The Next Generation Weather Radar (NEXRAD) networks 160 Doppler radar sites throughout the United States and select overseas locations detecting precipitation and atmospheric movement. Level-II data include the original three meteorological base data quantities: reflectivity, mean radial velocity, and spectrum width, as well as the dual-polarization base data of differential reflectivity, correlation coefficient, and differential phase. NEXRAD Level II data is in the .GZ binary format specific to the NEXRAD project. The archives run June 1991 to present.

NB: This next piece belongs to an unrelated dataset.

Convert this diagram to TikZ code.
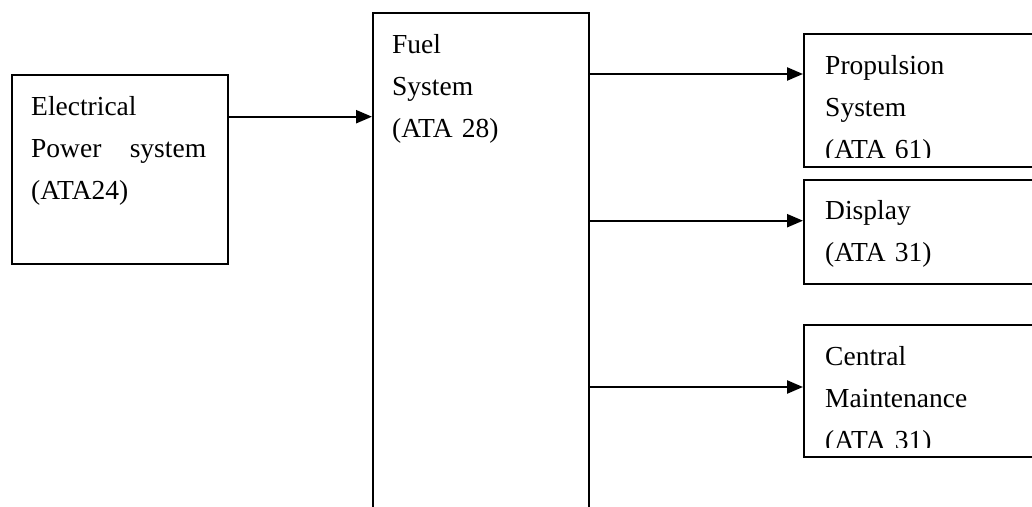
\documentclass[tikz,border=0pt]{standalone}
\usepackage{fontspec}
\setmainfont{Liberation Serif}
\usetikzlibrary{arrows.meta,calc,positioning}

\begin{document}
\begin{tikzpicture}[x=1pt,y=1pt,
    sysbox/.style={draw,line width=1.7pt,anchor=north west,inner sep=0pt},
    systext/.style={anchor=base west,inner sep=0pt,text width=175pt,align=left,
      font=\fontsize{27.5pt}{41.7pt}\selectfont},
    flow/.style={line width=2.3pt,-{Triangle[length=16pt,width=13pt]}}]
  \useasboundingbox (0,0) rectangle (1032,506);
  \clip (0,0) rectangle (1032,506);

  \coordinate (E) at (11,432);
  \coordinate (F) at (372,494);
  \coordinate (P) at (803,473);
  \coordinate (D) at (803,327);
  \coordinate (C) at (803,182);

  \node[sysbox,minimum width=216pt,minimum height=189pt] (elec) at (E) {};
  \node[sysbox,minimum width=216pt,minimum height=540pt] (fuel) at (F) {};
  \node[sysbox,minimum width=260pt,minimum height=133pt] (prop) at (P) {};
  \node[sysbox,minimum width=260pt,minimum height=104pt] (disp) at (D) {};
  \node[sysbox,minimum width=260pt,minimum height=132pt] (cent) at (C) {};

  \node[systext] (elecT) at ($(elec.north west)+(20,-42)$) {Electrical\\Power\hfill system\\(ATA24)};
  \node[systext] (fuelT) at ($(fuel.north west)+(20,-42)$) {Fuel\\System\\(ATA 28)};
  \begin{scope}
    \clip (prop.north west) rectangle ($(prop.south east)+(0,10)$);
    \node[systext] (propT) at ($(prop.north west)+(22,-42)$) {Propulsion\\System\\(ATA 61)};
  \end{scope}
  \node[systext] (dispT) at ($(disp.north west)+(22,-41)$) {Display\\(ATA 31)};
  \begin{scope}
    \clip (cent.north west) rectangle ($(cent.south east)+(0,10)$);
    \node[systext] (centT) at ($(cent.north west)+(22,-42)$) {Central\\Maintenance\\(ATA 31)};
  \end{scope}

  % arrow heights
  \coordinate (y0) at (0,389.3);
  \coordinate (y1) at (0,432);
  \coordinate (y2) at (0,285.3);
  \coordinate (y3) at (0,119);

  \draw[flow] (elec.east |- y0) -- (fuel.west |- y0);
  \draw[flow] (fuel.east |- y1) -- (prop.west |- y1);
  \draw[flow] (fuel.east |- y2) -- (disp.west |- y2);
  \draw[flow] (fuel.east |- y3) -- (cent.west |- y3);
\end{tikzpicture}
\end{document}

Data is made available to the research community as part of the Open Common Consortium’s collaboration with NOAA. For more information visit the NOAA Nexrad site.
Why IDs?
The NEXRAD dataset is ID’d by the Signpost digital ID system. Signpost balances the needs of both data archiving for persistent storage, that is, assigning identifiers to unique pieces of information, and also active computation, that is, for finding locations of data on a living system where data may be physically moved or updated. OCC Members constructed a simple implementation of this design in a two-layer identification scheme service with a REST-like API interface. By utilizing the Signpost digital identifier service, we can relocate data files from our data commons to another commons and no researcher needs to change their code.
Data Updates
New Level II data is added and indexed as soon as it is made available.
How can I use the data?
Anyone can freely download the data. For OSDC Allocation Grantees, VMs have are available with tools for working with NEXRAD.
- First use the query tool or API to find the digital IDs for the subset of interest.
- Get the location of the data from the ID. (See the example notebook for ideas how to do this.)
- Use standard s3 tools like awscli or the python boto library to pull the data into your analysis environment.